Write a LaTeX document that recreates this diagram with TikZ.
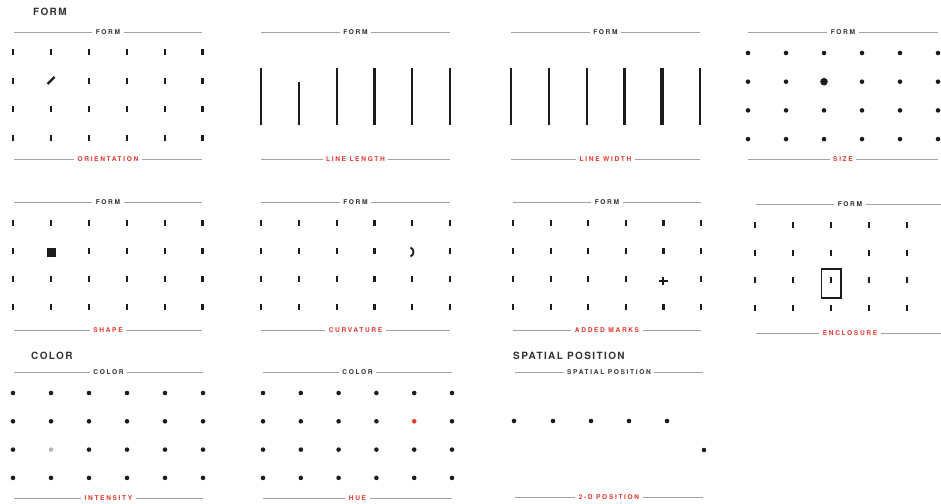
\documentclass[tikz,border=0pt]{standalone}
\usepackage{fontspec}
\setmainfont{TeX Gyre Heros}
\newfontfamily\capfont[LetterSpace=25]{TeX Gyre Heros}
\newfontfamily\headfont[LetterSpace=14]{TeX Gyre Heros}
\usetikzlibrary{positioning}

\definecolor{inkgray}{HTML}{1C1C1C}
\definecolor{rulegray}{HTML}{A2A2A2}
\definecolor{titlegray}{HTML}{333333}
\definecolor{labelred}{HTML}{E5392F}
\definecolor{fadegray}{HTML}{B4B4B4}

\begin{document}
\begin{tikzpicture}[x=1pt,y=-1pt,
    vtick/.style={draw=inkgray,line width=2.2pt},
    rule/.style={draw=rulegray,line width=0.8pt},
    cat/.style={fill=white,inner xsep=3.5pt,inner ysep=1pt,text=titlegray,
      font=\capfont\bfseries\fontsize{6.6}{7.5}\selectfont},
    prop/.style={cat,text=labelred},
    title/.style={anchor=base west,inner sep=0pt,text=titlegray,
      font=\headfont\bfseries\fontsize{10}{12}\selectfont}]
  \useasboundingbox (0,0) rectangle (941,503);

  % section titles
  \node[title] (t-form)  at (33,15.5)  {FORM};
  \node[title] (t-color) at (31,359.5) {COLOR};
  \node[title] (t-space) at (513,359.5) {SPATIAL POSITION};

  % rules with their labels
  \foreach \nm/\xa/\xb/\ya/\yb/\uptext/\downtext in {
      orient/14/202/32/159/FORM/ORIENTATION,
      length/261/450/32/159/FORM/LINE LENGTH,
      width/511/700/32/159/FORM/LINE WIDTH,
      size/748/938/32/159/FORM/SIZE,
      shape/14/202/202/330/FORM/SHAPE,
      curv/261/450/202/330/FORM/CURVATURE,
      added/513/701/202/330/FORM/ADDED MARKS,
      encl/756/944/204/333/FORM/ENCLOSURE,
      inten/14/203/372/498/COLOR/INTENSITY,
      hue/263/452/372/498/COLOR/HUE,
      pos/515/703/372/497/SPATIAL POSITION/2-D POSITION}{%
    \draw[rule] (\xa,\ya) -- (\xb,\ya) (\xa,\yb) -- (\xb,\yb);
    \node[cat]  (\nm-up)   at ({(\xa+\xb)/2},\ya) {\uptext};
    \node[prop] (\nm-down) at ({(\xa+\xb)/2},\yb) {\downtext};
  }

  % orientation
  \foreach \c in {0,...,5}
    \foreach \r in {0,...,3}{%
      \ifnum\c\r=11 \else
        \draw[vtick] ({13+37.9*\c},{49.5+28.4*\r}) -- ++(0,6);
      \fi}
  \draw[vtick] (47.5,84) -- (54.5,77);

  % line length
  \foreach \c/\ytop in {0/68,1/82,2/68,3/68,4/68,5/68}
    \draw[vtick] ({261+37.8*\c},\ytop) -- ({261+37.8*\c},125);

  % line width
  \foreach \c/\w in {0/2.2,1/2.2,2/2.2,3/2.2,4/4.2,5/2.2}
    \draw[vtick,line width=\w pt] ({511+37.8*\c},68) -- ++(0,57);

  % size
  \foreach \c in {0,...,5}
    \foreach \r in {0,...,3}{%
      \ifnum\c\r=21 \def\rad{3.8}\else\def\rad{2.3}\fi
      \fill[inkgray] ({748+38*\c},{53+28.7*\r}) circle[radius=\rad pt];}

  % shape
  \foreach \c in {0,...,5}
    \foreach \r in {0,...,3}{%
      \ifnum\c\r=11 \else
        \draw[vtick] ({13+37.9*\c},{220+28*\r}) -- ++(0,6);
      \fi}
  \fill[inkgray] (46.5,247.5) rectangle ++(9,9);

  % curvature
  \foreach \c in {0,...,5}
    \foreach \r in {0,...,3}{%
      \ifnum\c\r=41 \else
        \draw[vtick] ({261+37.8*\c},{220+28*\r}) -- ++(0,6);
      \fi}
  \draw[inkgray,line width=1.8pt] (410.5,247.5) .. controls (414.5,249.5) and (414.5,254.5) .. (410.5,256.5);

  % added marks
  \foreach \c in {0,...,5}
    \foreach \r in {0,...,3}{%
      \ifnum\c\r=42 \else
        \draw[vtick] ({513+37.6*\c},{220+28*\r}) -- ++(0,6);
      \fi}
  \draw[vtick] (663,276.5) -- (663,285) (658.5,281) -- (667.5,281);

  % enclosure
  \foreach \c in {0,...,4}
    \foreach \r in {0,...,3}
      \draw[vtick] ({755+37.9*\c},{222+27.7*\r}) -- ++(0,6);
  \draw[inkgray,line width=1.1pt] (821.5,269) rectangle (841,298);

  % intensity
  \foreach \c in {0,...,5}
    \foreach \r in {0,...,3}{%
      \ifnum\c\r=12 \def\ink{fadegray}\else\def\ink{inkgray}\fi
      \fill[\ink] ({13+38*\c},{393+28.3*\r}) circle[radius=2.3pt];}

  % hue
  \foreach \c in {0,...,5}
    \foreach \r in {0,...,3}{%
      \ifnum\c\r=41 \def\ink{labelred}\else\def\ink{inkgray}\fi
      \fill[\ink] ({263+37.8*\c},{393+28.3*\r}) circle[radius=2.3pt];}

  % 2-d position
  \foreach \x/\y in {514/421,553/421,591/421,629/421,667/421,704/450}
    \fill[inkgray] (\x,\y) circle[radius=2.3pt];
\end{tikzpicture}
\end{document}
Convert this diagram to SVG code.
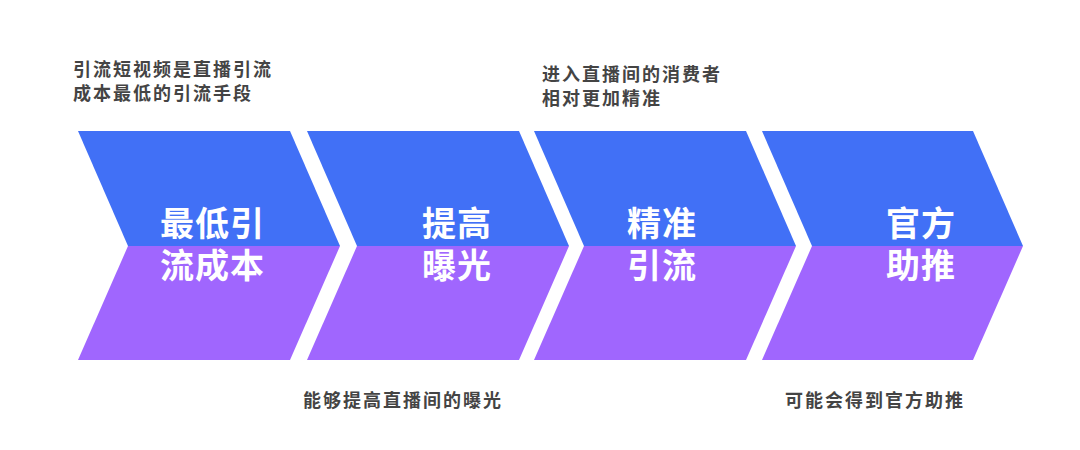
<svg xmlns="http://www.w3.org/2000/svg" width="1080" height="450" viewBox="0 0 1080 450">
<defs>
<style>
.top{fill:#4170F6}
.bot{fill:#A066FE}
.lbl{font-family:"Noto Sans CJK SC","Noto Sans",sans-serif;font-weight:bold;font-size:34px;fill:#fff;letter-spacing:1px}
.note{font-family:"Noto Sans CJK SC","Noto Sans",sans-serif;font-weight:bold;font-size:18px;fill:#444;letter-spacing:2px}
</style>
</defs>
<rect width="1080" height="450" fill="#fff"/>
<g id="step1">
<polygon class="top" points="78,131 290,131 340,246 128,246"/>
<polygon class="bot" points="128,246 340,246 290,360 78,360"/>
<text class="lbl" x="160" y="236">最低引</text>
<text class="lbl" x="160" y="278">流成本</text>
</g>
<g id="step2">
<polygon class="top" points="307,131 519,131 569,246 357,246"/>
<polygon class="bot" points="357,246 569,246 519,360 307,360"/>
<text class="lbl" x="422" y="236">提高</text>
<text class="lbl" x="422" y="278">曝光</text>
</g>
<g id="step3">
<polygon class="top" points="534,131 746,131 796,246 584,246"/>
<polygon class="bot" points="584,246 796,246 746,360 534,360"/>
<text class="lbl" x="627" y="236">精准</text>
<text class="lbl" x="627" y="278">引流</text>
</g>
<g id="step4">
<polygon class="top" points="762,131 973,131 1023,246 812,246"/>
<polygon class="bot" points="812,246 1023,246 973,360 762,360"/>
<text class="lbl" x="886" y="236">官方</text>
<text class="lbl" x="886" y="278">助推</text>
</g>
<g id="notes">
<text class="note" x="73" y="76">引流短视频是直播引流</text>
<text class="note" x="73" y="100">成本最低的引流手段</text>
<text class="note" x="542" y="81">进入直播间的消费者</text>
<text class="note" x="542" y="105">相对更加精准</text>
<text class="note" x="303" y="407">能够提高直播间的曝光</text>
<text class="note" x="785" y="407">可能会得到官方助推</text>
</g>
<g id="connectors"></g>
</svg>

YOUR OBJECTIVE - Every line from the one containing "Convert this diagram to SVG code." through the end of the data above should be copied exactly; nothing else is copied, and pictures are omitted.

FULL OUTPUT -
Convert this diagram to SVG code.
<svg xmlns="http://www.w3.org/2000/svg" width="1080" height="450" viewBox="0 0 1080 450">
<defs>
<style>
.top{fill:#4170F6}
.bot{fill:#A066FE}
.lbl{font-family:"Noto Sans CJK SC","Noto Sans",sans-serif;font-weight:bold;font-size:34px;fill:#fff;letter-spacing:1px}
.note{font-family:"Noto Sans CJK SC","Noto Sans",sans-serif;font-weight:bold;font-size:18px;fill:#444;letter-spacing:2px}
</style>
</defs>
<rect width="1080" height="450" fill="#fff"/>
<g id="step1">
<polygon class="top" points="78,131 290,131 340,246 128,246"/>
<polygon class="bot" points="128,246 340,246 290,360 78,360"/>
<text class="lbl" x="160" y="236">最低引</text>
<text class="lbl" x="160" y="278">流成本</text>
</g>
<g id="step2">
<polygon class="top" points="307,131 519,131 569,246 357,246"/>
<polygon class="bot" points="357,246 569,246 519,360 307,360"/>
<text class="lbl" x="422" y="236">提高</text>
<text class="lbl" x="422" y="278">曝光</text>
</g>
<g id="step3">
<polygon class="top" points="534,131 746,131 796,246 584,246"/>
<polygon class="bot" points="584,246 796,246 746,360 534,360"/>
<text class="lbl" x="627" y="236">精准</text>
<text class="lbl" x="627" y="278">引流</text>
</g>
<g id="step4">
<polygon class="top" points="762,131 973,131 1023,246 812,246"/>
<polygon class="bot" points="812,246 1023,246 973,360 762,360"/>
<text class="lbl" x="886" y="236">官方</text>
<text class="lbl" x="886" y="278">助推</text>
</g>
<g id="notes">
<text class="note" x="73" y="76">引流短视频是直播引流</text>
<text class="note" x="73" y="100">成本最低的引流手段</text>
<text class="note" x="542" y="81">进入直播间的消费者</text>
<text class="note" x="542" y="105">相对更加精准</text>
<text class="note" x="303" y="407">能够提高直播间的曝光</text>
<text class="note" x="785" y="407">可能会得到官方助推</text>
</g>
<g id="connectors"></g>
</svg>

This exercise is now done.